For Masood, one of the key attractions of SEAF was the way – thanks to its connections with RISD – that it combines experimental studio-based practise with critical inquiry, something she believes is unique in the UAE, and now that she is a SEAF alumna, it's in that direction that she wants to proceed.

"Given where we are, there are certain things that you have to be subtle about, and that will take a lot more investigation and thought and discussion, but ultimately, I'd like to combine that with making things," she explains.

"I'd like to pursue an MFA now and that may involve going abroad, but the aim is always to come back here. For me that's important because my family are here and this is home."

As usual with the SEAF cohort, this year's fellows reflect the wider demographic make-up of the UAE.

As well as Emirati artists it includes creatives such as Masood who were born in the country and have known no other home, as well as foreign nationals born elsewhere but who are long-term residents, such as the Palestinian designer, Dina Khorchid, who was born in Kuwait.

No stranger to the Salama bint Hamdan Al Nahyan Foundation, Khorchid has been the organisation's chief designer for the last four years but she admits that she was surprised to be nominated for a place in the fellowship – the only way a candidate can be considered for the scheme. "I only knew I had been nominated because of the email I received telling me that I had been; it was a pleasant surprise," she admits.

A graphic designer who has also exhibited throughout the UAE, Khorchid's work also featured as part of a group show at the UK's Liverpool Arabic Arts Festival in 2014. She has taken the opportunity offered by the fellowship to explore an interest in textiles and this is the basis of her installation at Warehouse421.

Combining linen and woodblock printing, the profoundly-personal work explores Khorchid's family history, half-remembered memories and the loss of her father. The work's title, Engram, refers to a hypothetical trace that a memory can leave on the brain.

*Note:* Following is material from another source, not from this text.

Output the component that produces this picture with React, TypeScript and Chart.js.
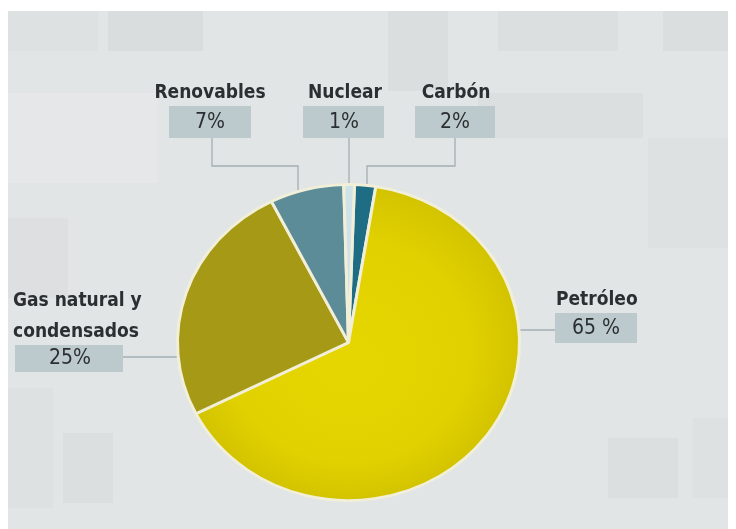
import React, { useEffect, useRef } from 'react';
import { Chart, registerables } from 'chart.js';
Chart.register(...registerables);

// ---- data ----
const categories = ['Carbón', 'Petróleo', 'Gas natural y condensados', 'Renovables', 'Nuclear'];
const shares = [2, 65, 25, 7, 1];
const shareLabels = ['2%', '65 %', '25%', '7%', '1%'];
const nameLines = [['Carbón'], ['Petróleo'], ['Gas natural y', 'condensados'], ['Renovables'], ['Nuclear']];
const sliceColors = ['#1f6d85', '#e0d000', '#a69916', '#5d8c99', '#cfe2e7'];

// ---- layout (canvas coordinates) ----
const Y_SQUASH = 158 / 171;
const labelLayout = [
  { kind: 'top', nameX: 448, nameY: 85, box: [407, 98, 80, 32], pctX: 447, pctY: 115, lineX: 447, elbowY: 158, endX: 359 },
  { kind: 'right', nameX: 548, nameY: 292, align: 'left', box: [547, 305, 82, 30], pctX: 588, pctY: 321, lineY: 322 },
  { kind: 'left', nameX: 5, nameY: 293, lineGap: 31, align: 'left', box: [7, 337, 108, 27], pctX: 62, pctY: 351, lineY: 349 },
  { kind: 'top', nameX: 202, nameY: 85, box: [161, 98, 82, 32], pctX: 202, pctY: 115, lineX: 204, elbowY: 158, endX: 290 },
  { kind: 'top', nameX: 337, nameY: 85, box: [295, 98, 81, 32], pctX: 336, pctY: 115, lineX: 341, elbowY: null, endX: 341 },
];

const bgBlocks: [number, number, number, number, string][] = [
  [0, 3, 728, 518, '#e2e5e6'],
  [0, 3, 90, 40, '#dee1e2'],
  [100, 3, 95, 40, '#dadddd'],
  [380, 3, 60, 80, '#dbdedf'],
  [490, 3, 120, 40, '#dcdfe0'],
  [655, 3, 73, 40, '#dbdedf'],
  [470, 85, 165, 45, '#dcdfe0'],
  [0, 85, 150, 90, '#e5e7e8'],
  [640, 130, 88, 110, '#dee1e2'],
  [0, 210, 60, 80, '#dddfe0'],
  [0, 380, 45, 120, '#dee1e2'],
  [55, 425, 50, 70, '#dcdfe0'],
  [600, 430, 70, 60, '#dcdfe0'],
  [685, 410, 43, 80, '#dee1e2'],
];

const bgPlugin = {
  id: 'bg',
  beforeDraw(chart: any) {
    const c = chart.ctx;
    c.save();
    c.fillStyle = '#ffffff';
    c.fillRect(0, 0, chart.width, chart.height);
    for (const [x, y, w, h, col] of bgBlocks) {
      c.fillStyle = col;
      c.fillRect(x, y, w, h);
    }
    c.restore();
  },
};

const squashPlugin = {
  id: 'squash',
  beforeDatasetsDraw(chart: any) {
    const arc = chart.getDatasetMeta(0).data[0];
    const c = chart.ctx;
    c.save();
    c.translate(arc.x, arc.y);
    c.scale(1, Y_SQUASH);
    c.translate(-arc.x, -arc.y);
  },
  afterDatasetsDraw(chart: any) {
    chart.ctx.restore();
  },
};

const labelPlugin = {
  id: 'calloutLabels',
  afterDraw(chart: any) {
    const c = chart.ctx;
    const arc = chart.getDatasetMeta(0).data[0];
    const cx = arc.x, cy = arc.y;
    const rx = arc.outerRadius + 1.5;
    const ry = rx * Y_SQUASH;
    const edgeY = (x: number) => cy - ry * Math.sqrt(Math.max(0, 1 - ((x - cx) / rx) ** 2));
    const edgeX = (y: number, side: number) => cx + side * rx * Math.sqrt(Math.max(0, 1 - ((y - cy) / ry) ** 2));
    c.save();
    categories.forEach((_, i) => {
      const L: any = labelLayout[i];
      const [bx, by, bw, bh] = L.box;
      // leader line
      c.strokeStyle = '#a3aeb3';
      c.lineWidth = 1.3;
      c.beginPath();
      if (L.kind === 'top') {
        c.moveTo(L.lineX, by + bh);
        if (L.elbowY != null) {
          c.lineTo(L.lineX, L.elbowY);
          c.lineTo(L.endX, L.elbowY);
        }
        c.lineTo(L.endX, edgeY(L.endX));
      } else if (L.kind === 'left') {
        c.moveTo(bx + bw, L.lineY);
        c.lineTo(edgeX(L.lineY, -1), L.lineY);
      } else {
        c.moveTo(edgeX(L.lineY, 1), L.lineY);
        c.lineTo(bx, L.lineY);
      }
      c.stroke();
      // box
      c.fillStyle = '#bccacd';
      c.fillRect(bx, by, bw, bh);
      // name
      c.fillStyle = '#2b2f31';
      c.textBaseline = 'middle';
      c.font = 'bold 19px "DejaVu Sans Condensed", "DejaVu Sans", sans-serif';
      c.textAlign = L.align === 'left' ? 'left' : 'center';
      nameLines[i].forEach((t, k) => c.fillText(t, L.nameX, L.nameY + k * (L.lineGap || 0)));
      // percent
      c.textAlign = 'center';
      c.font = '21px "DejaVu Sans Condensed", "DejaVu Sans", sans-serif';
      c.fillText(shareLabels[i], L.pctX, L.pctY);
    });
    c.restore();
  },
};

export default function App() {
  const ref = useRef<HTMLCanvasElement>(null);
  useEffect(() => {
    const chart = new Chart(ref.current!, {
      type: 'pie',
      data: {
        labels: categories,
        datasets: [
          {
            data: shares,
            backgroundColor: (ctx: any) => {
              const i = ctx.dataIndex;
              if (i !== 1) return sliceColors[i];
              const ch = ctx.chart;
              const a = ch.chartArea;
              if (!a) return sliceColors[i];
              const x = (a.left + a.right) / 2;
              const y = (a.top + a.bottom) / 2;
              const r = Math.min(a.width, a.height) / 2;
              const g = ch.ctx.createRadialGradient(x, y + 30, 0, x, y, r);
              g.addColorStop(0, '#e6d600');
              g.addColorStop(0.7, '#e1d100');
              g.addColorStop(1, '#d2c300');
              return g;
            },
            borderColor: '#f2efd8',
            borderWidth: 3,
            hoverOffset: 0,
          },
        ],
      },
      options: {
        responsive: false,
        animation: false,
        rotation: 2,
        layout: { padding: { left: 168, right: 215, top: 162, bottom: 14 } },
        plugins: { legend: { display: false }, tooltip: { enabled: false } },
      },
      plugins: [bgPlugin, squashPlugin, labelPlugin],
    });
    return () => chart.destroy();
  }, []);
  return <canvas ref={ref} width={728} height={521} style={{ display: 'block' }} />;
}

As well as memories, Khorchid's work also refers to the symbolism of birds and trees from her Palestinian heritage.

"The fellowship has allowed me to bridge a gap between design and art in my own practise," she says, explaining that she feels inspired by the prospect of exploring textiles further. "I'd love to be in a community similar to SEAF where you can draw off other people and be in a messy studio environment. That's really needed here."

The work in Community & Critique may have been made by younger artists at the start of their careers, but by engaging intelligently and eloquently with issues that society still finds it difficult to engage with, such as social taboos, gender roles, religion and the experience of long-term residents and migrants, the SEAF show illustrates just what art is capable of and why it is important.

At its best, the work of the SEAF fellows is critically-engaged, aesthetically adventurous and intellectually fearless. Youthful it may be, but immature it most certainly is not.